Overlooking the River Tyne at Preston, immediately to the northeast of East Linton (East Lothian), Prestonkirk has the appearance of a plain Georgian church largely dating from 1770, although it lies on a site which has been associated with religious worship since ancient times. Reputedly founded by St. Baldred (d.608), the church has a fine mediaeval chancel, which McWilliam suggests is 'by far the most worthwhile piece of C13 church architecture in Lothian'. The square bell-tower was added in the early 17th century, with the bell dated to 1631, although it was recast in 1846. The building was enlarged in 1818-24, at which time a Laird's Room was created in the upper part of the Chancel, and the church was remodelled in 1891-2, with interior woodwork in the Jacobean style.

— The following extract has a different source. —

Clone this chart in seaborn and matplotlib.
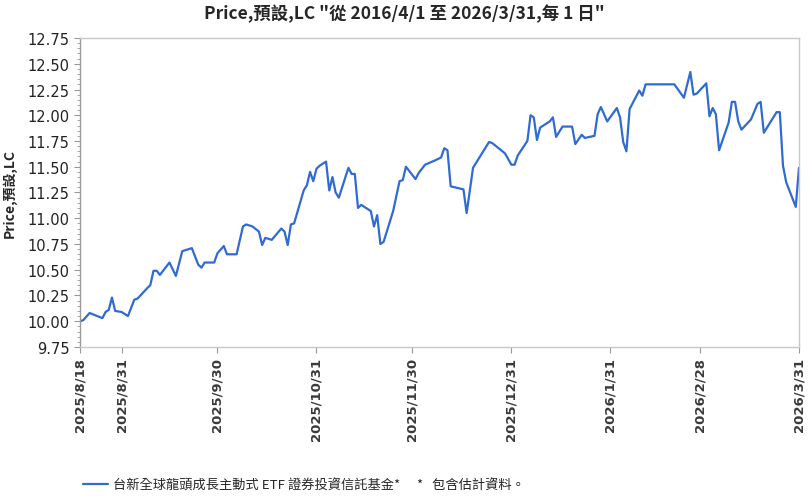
import pandas as pd
import numpy as np
import matplotlib
matplotlib.use("Agg")
import matplotlib.pyplot as plt
import matplotlib.dates as mdates
from matplotlib.lines import Line2D
from matplotlib.ticker import MultipleLocator
import seaborn as sns

# data
dates = [
    "2025-08-18", "2025-08-19", "2025-08-21", "2025-08-25", "2025-08-26", "2025-08-27",
    "2025-08-28", "2025-08-29", "2025-08-31", "2025-09-02", "2025-09-04", "2025-09-05",
    "2025-09-08", "2025-09-09", "2025-09-10", "2025-09-11", "2025-09-12", "2025-09-15",
    "2025-09-17", "2025-09-19", "2025-09-22", "2025-09-24", "2025-09-25", "2025-09-26",
    "2025-09-29", "2025-09-30", "2025-10-02", "2025-10-03", "2025-10-06", "2025-10-08",
    "2025-10-09", "2025-10-11", "2025-10-13", "2025-10-14", "2025-10-15", "2025-10-17",
    "2025-10-20", "2025-10-21", "2025-10-22", "2025-10-23", "2025-10-24", "2025-10-27",
    "2025-10-28", "2025-10-29", "2025-10-30", "2025-10-31", "2025-11-01", "2025-11-03",
    "2025-11-04", "2025-11-05", "2025-11-06", "2025-11-07", "2025-11-10", "2025-11-11",
    "2025-11-12", "2025-11-13", "2025-11-14", "2025-11-17", "2025-11-18", "2025-11-19",
    "2025-11-20", "2025-11-21", "2025-11-24", "2025-11-26", "2025-11-27", "2025-11-28",
    "2025-12-01", "2025-12-02", "2025-12-04", "2025-12-07", "2025-12-09", "2025-12-10",
    "2025-12-11", "2025-12-12", "2025-12-16", "2025-12-17", "2025-12-19", "2025-12-24",
    "2025-12-25", "2025-12-29", "2025-12-31", "2026-01-01", "2026-01-02", "2026-01-05",
    "2026-01-06", "2026-01-07", "2026-01-08", "2026-01-09", "2026-01-12", "2026-01-13",
    "2026-01-14", "2026-01-16", "2026-01-19", "2026-01-20", "2026-01-22", "2026-01-23",
    "2026-01-26", "2026-01-27", "2026-01-28", "2026-01-30", "2026-02-02", "2026-02-03",
    "2026-02-04", "2026-02-05", "2026-02-06", "2026-02-09", "2026-02-10", "2026-02-11",
    "2026-02-20", "2026-02-23", "2026-02-25", "2026-02-26", "2026-02-27", "2026-03-02",
    "2026-03-03", "2026-03-04", "2026-03-05", "2026-03-06", "2026-03-09", "2026-03-10",
    "2026-03-11", "2026-03-12", "2026-03-13", "2026-03-16", "2026-03-18", "2026-03-19",
    "2026-03-20", "2026-03-24", "2026-03-25", "2026-03-26", "2026-03-27", "2026-03-30",
    "2026-03-31",
]
prices = [
    10.00, 10.01, 10.08, 10.03, 10.09, 10.11,
    10.23, 10.10, 10.09, 10.05, 10.21, 10.22,
    10.32, 10.35, 10.49, 10.49, 10.45, 10.57,
    10.44, 10.68, 10.71, 10.55, 10.52, 10.57,
    10.57, 10.66, 10.73, 10.65, 10.65, 10.92,
    10.94, 10.92, 10.87, 10.74, 10.81, 10.79,
    10.90, 10.87, 10.74, 10.94, 10.95, 11.27,
    11.32, 11.45, 11.36, 11.48, 11.51, 11.55,
    11.27, 11.40, 11.25, 11.20, 11.49, 11.43,
    11.43, 11.10, 11.13, 11.07, 10.92, 11.03,
    10.75, 10.77, 11.07, 11.36, 11.37, 11.50,
    11.38, 11.44, 11.52, 11.56, 11.59, 11.68,
    11.66, 11.31, 11.28, 11.05, 11.49, 11.74,
    11.73, 11.63, 11.52, 11.52, 11.61, 11.75,
    12.00, 11.98, 11.76, 11.88, 11.94, 11.98,
    11.79, 11.89, 11.89, 11.72, 11.81, 11.78,
    11.80, 12.01, 12.08, 11.94, 12.07, 11.98,
    11.74, 11.65, 12.06, 12.24, 12.19, 12.30,
    12.30, 12.17, 12.42, 12.20, 12.21, 12.31,
    11.99, 12.07, 12.01, 11.66, 11.93, 12.13,
    12.13, 11.94, 11.86, 11.96, 12.11, 12.13,
    11.83, 12.03, 12.03, 11.51, 11.35, 11.11,
    11.49,
]
tick_dates = ["2025-08-18", "2025-08-31", "2025-09-30", "2025-10-31", "2025-11-30",
              "2025-12-31", "2026-01-31", "2026-02-28", "2026-03-31"]
tick_labels = ["2025/8/18", "2025/8/31", "2025/9/30", "2025/10/31", "2025/11/30",
               "2025/12/31", "2026/1/31", "2026/2/28", "2026/3/31"]
series_name = "台新全球龍頭成長主動式 ETF 證券投資信託基金*"
note = "*   包含估計資料。"
title = 'Price,預設,LC "從 2016/4/1 至 2026/3/31,每 1 日"'

df = pd.DataFrame({"date": pd.to_datetime(dates), "price": prices})

sns.set_style("white")
cjk = ["Noto Sans CJK TC", "DejaVu Sans"]
plt.rcParams["font.family"] = cjk

fig = plt.figure(figsize=(8.09, 5.02), dpi=100)
ax = fig.add_axes([0.0989, 0.3068, 0.8887, 0.6155])

line_color = "#2f6bd0"
sns.lineplot(data=df, x="date", y="price", ax=ax, color=line_color, linewidth=1.6)

ax.set_xlim(pd.Timestamp(tick_dates[0]), pd.Timestamp(tick_dates[-1]))
ax.set_ylim(9.75, 12.75)
ax.yaxis.set_major_locator(MultipleLocator(0.25))
ax.yaxis.set_minor_locator(MultipleLocator(0.05))
ax.set_yticklabels([f"{v:.2f}" for v in ax.get_yticks()],
                   family=["Liberation Sans Narrow", "DejaVu Sans"], fontsize=10.5, color="#222222")

ax.set_xticks(pd.to_datetime(tick_dates))
ax.set_xticklabels(tick_labels, rotation=90, fontsize=9.5, color="#3a3a3a",
                   family="DejaVu Sans", fontweight="semibold")

ax.tick_params(axis="y", which="major", direction="out", length=4, color="#999999", left=True)
ax.tick_params(axis="y", which="minor", direction="out", length=2.5, color="#999999", left=True)
ax.tick_params(axis="x", which="major", direction="out", length=4, color="#999999", bottom=True, pad=3)

for s in ax.spines.values():
    s.set_color("#c8c8c8")
    s.set_linewidth(1.0)
ax.spines["left"].set_color("#999999")

ax.set_xlabel("")
ax.set_ylabel("Price,預設,LC", fontsize=10, fontweight="bold", labelpad=8)
fig.suptitle(title, x=0.5, y=0.99, fontsize=12.5, fontweight="bold")

# legend below the chart
handle = Line2D([], [], color=line_color, linewidth=1.6)
fig.legend([handle], [series_name], loc="lower left", bbox_to_anchor=(0.088, -0.005),
           frameon=False, fontsize=9.5, handlelength=1.9, handletextpad=0.4)
fig.text(0.515, 0.032, note, fontsize=9.5, color="#222222", va="center")

fig.savefig("out.png", dpi=100)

The stained glass is by William Wilson, with a depiction of St. Baldred dating from 1959, the same year in which the congregation here was united with St. Michael's in East Linton, which had been the Free Church (built 1879). The former manse stables were converted into a church hall in 1996 and the church was united with Stenton and Whittingehame in 1999.
Memorials in the kirkyard include those of Andrew Meikle (1719 - 1811), inventor of the threshing machine, Patrick Shirreff (1791 - 1876), who developed new varieties of cereals, artist Robert Noble (1857 - 1917) and a burial vault of the Smeaton-Hepburn family.